Suppose pp is a pointer to an array of structs of length n. [was dynamically allocated] Suppose I want to create a copy of that array of structs and make a pointer to it, the following way:

struct someStruct* pp2 = malloc(_appropriate_size_);
memcpy(pp2, pp, _appropriate_length_);

I also can make a loop and do pp2[i]=pp[i] for 0 <= i <= n.

What is the difference between these approaches, and which is better and why?

Mysticial
  • 464,885
  • 45
  • 335
  • 332
triple fault
  • 13,410
  • 8
  • 32
  • 45
  • 3
    It's arguable which would be more readable. As far as performance goes, try both and see what the assembly shows. – Mysticial Mar 28 '13 at 02:04
  • If I need to go back to assembly level, I guess you're hinting that these approaches are identical? – triple fault Mar 28 '13 at 02:06
  • I don't know whether they compile identically. There are plenty of reasons why it would and why it would not. So the best way is just to try it and see. – Mysticial Mar 28 '13 at 02:07
  • They *don't* compile identically, as I said in my answer below. In fact, neither of them are required to compile at all. "The best way to determine whether or not bleach is poisonous is to *try it and see*." Do you see what's wrong, there? – autistic Mar 28 '13 at 02:28

3 Answers3

1

There is no definitive answer for all architectures. You need to do profiling to figure out what method is best.

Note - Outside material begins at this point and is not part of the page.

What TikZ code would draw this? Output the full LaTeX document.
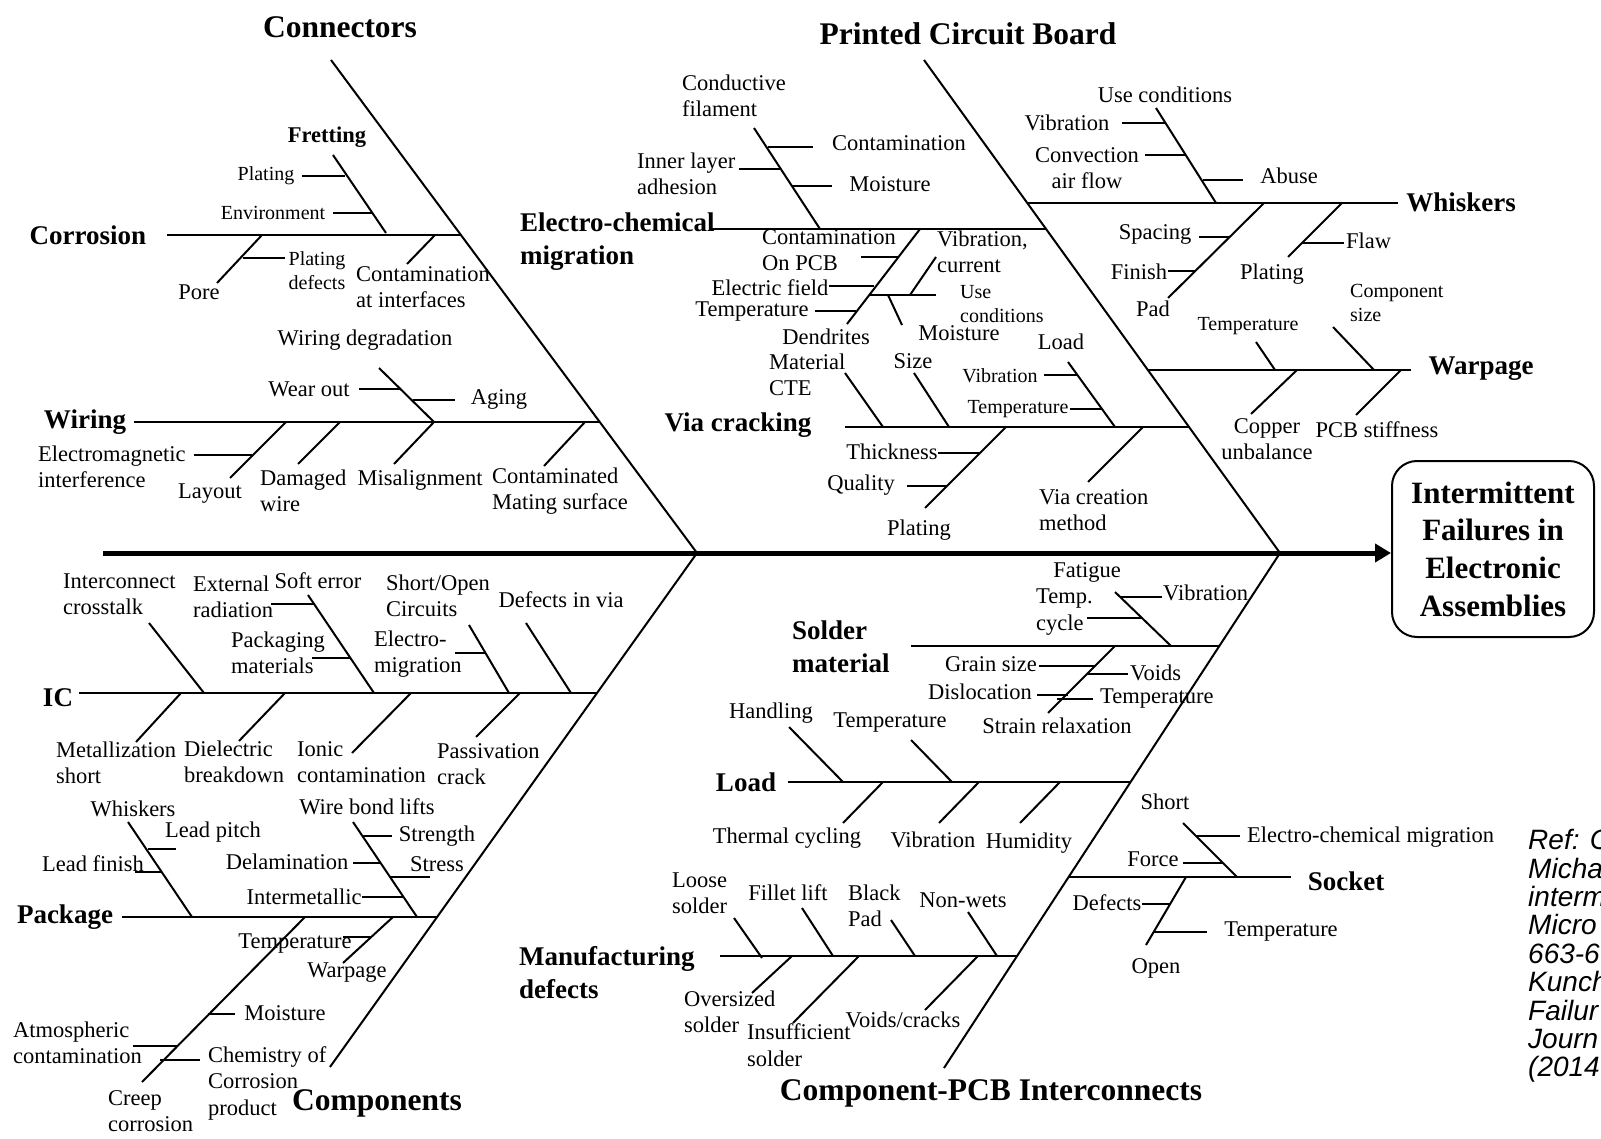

However IMHO I would imagine that memcpy would be faster simply that somebody has taken the time for your particular architecture/platform and is able to use particular nuances to speed things up.

Ed Heal
  • 59,252
  • 17
  • 87
  • 127
1

The former uses identifiers that are forbidden in C: anything prefixed with _. The latter is invalid in C89, as struct assignment was rationalised in C99. Assuming neither of these factors cause issues, there is no functional difference.

Better isn't well defined; If you define "better" as compiles in C89, then the former might be better. However, if you define "better" as has no undefined behaviour in C99, then the latter is better. If you define "better" as more optimal, then there is no definitive answer as one implementation may produce poor performance for both, while another may produce poor performance for one and perfectly optimal code for the other, or even the same code for both. This is pretty unlikely to be a bottleneck in your algorithm, anyway...

autistic
  • 1
  • 3
  • 35
  • 80
0

I would say the memcpy to be faster - usually tuned for the underlying platform and may possibly use DMA initiated transfers (without L1/L2 cache copies). The for-loop possibly may involved extra transfers. However, it depends on how smart the underlying compiler is - if it spots statically defined value for n, it may replace it with memcpy. It is worth timing the routines or checking the assembly code as Mystical did mention.

TJR
  • 58
  • 4